Narins et al. (7) interpret their findings in terms of a perceptual “binding” problem. In cognitive neuroscience, the usual framing of perceptual binding is within the context of a single modality, usually mammalian vision (14, 15). Multiple visual streams diverge from the primary visual cortex, V1, and extract different features of the visual scene: movement and stereopsis, color and texture, and specially “labeled” features such as faces (15). In the brain, the confluence of disparate visual processing streams to produce a coherent and unitary visual percept has yet to be fully understood; however it is achieved, binding of multiple information streams must occur within the spatial and temporal constraints of the brain. Narins et al. frame their results as a multimodal binding problem, but the implications for perceptual coherence are similar. They manipulated the temporal and spatial constraints of binding visual to auditory cues and were able to “break” the coherence of perception (where the visual location of a vocalizing frog no longer “matched” the location of the sound source) in both space and time. Such inferences about the coherence of multimodal percepts in animals are hard to make, and rarely can they be tested in as direct a manner as demonstrated here.

Narins et al. (7) also relate their findings to human psychoacoustics by bridging them to “a number of human studies (that) have shown that visual cues can modulate the apparent location of auditory cues. This is clearly seen in the `spatial ventriloquist effect'....” They also cite recent studies in humans that demonstrate temporal spatial ventriloquism effects. These are illusions more familiar, perhaps, to readers “of a certain age,” for whom television performances of vaudevillians performed with dummies (think Edgar Bergen and Charlie McCarthy) are memorable. Bergen “sold” the illusion that his dummy, Charlie, was speaking by moving the dummy's lips as Bergen himself spoke Charlie's dialogue; critical to the illusion, Bergen did not move his own lips. Accomplished ventriloquists were said to be able to “throw their voice,” a testament to how compelling the illusion could be. Linguistic studies of human speech indicate that where sound and visual cues appear to be in conflict, vision tends to dominate (16). Few comparable animal studies exist, hence the Narins et al. study is a welcome one. The poison-dart frogs also deal with a disparity of spatial cues in a way consistent with visual dominance, but only up to certain spatial limits, beyond which the frogs' attention is dominated or “captured” by the auditory stimulus [figure 3 and table 3 of Narins et al. (7)].

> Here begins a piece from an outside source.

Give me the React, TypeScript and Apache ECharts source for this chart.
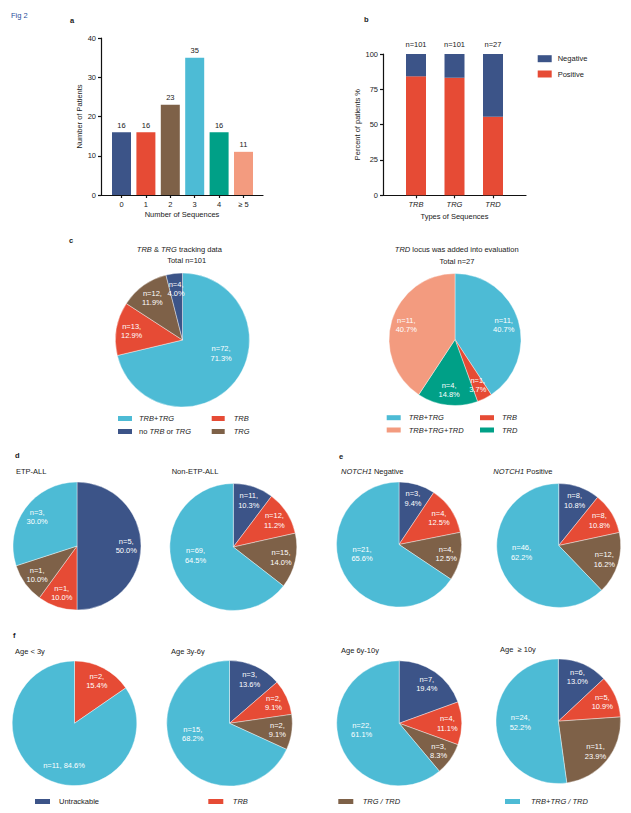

This study by Narins et al. (7) is rich in possibilities for inferring important perceptual mechanisms, such as selective attention, sensory binding, sensory dominance, and multimodal interactions, all of which are lively issues in human cognition and perception studies but are just emerging in comparative animal studies. Narins et al. show once again how important it is to perform experimental tests of animal perception and cognition within natural settings, echoing the precepts of the late James J. Gibson (17), who in his own studies of human perception pointed out, over a half century ago, the importance of the “ecological validity” of experimental settings and the design of salient stimulus situations. The present study makes very clear that this is no less true for understanding the perceptual world of animals.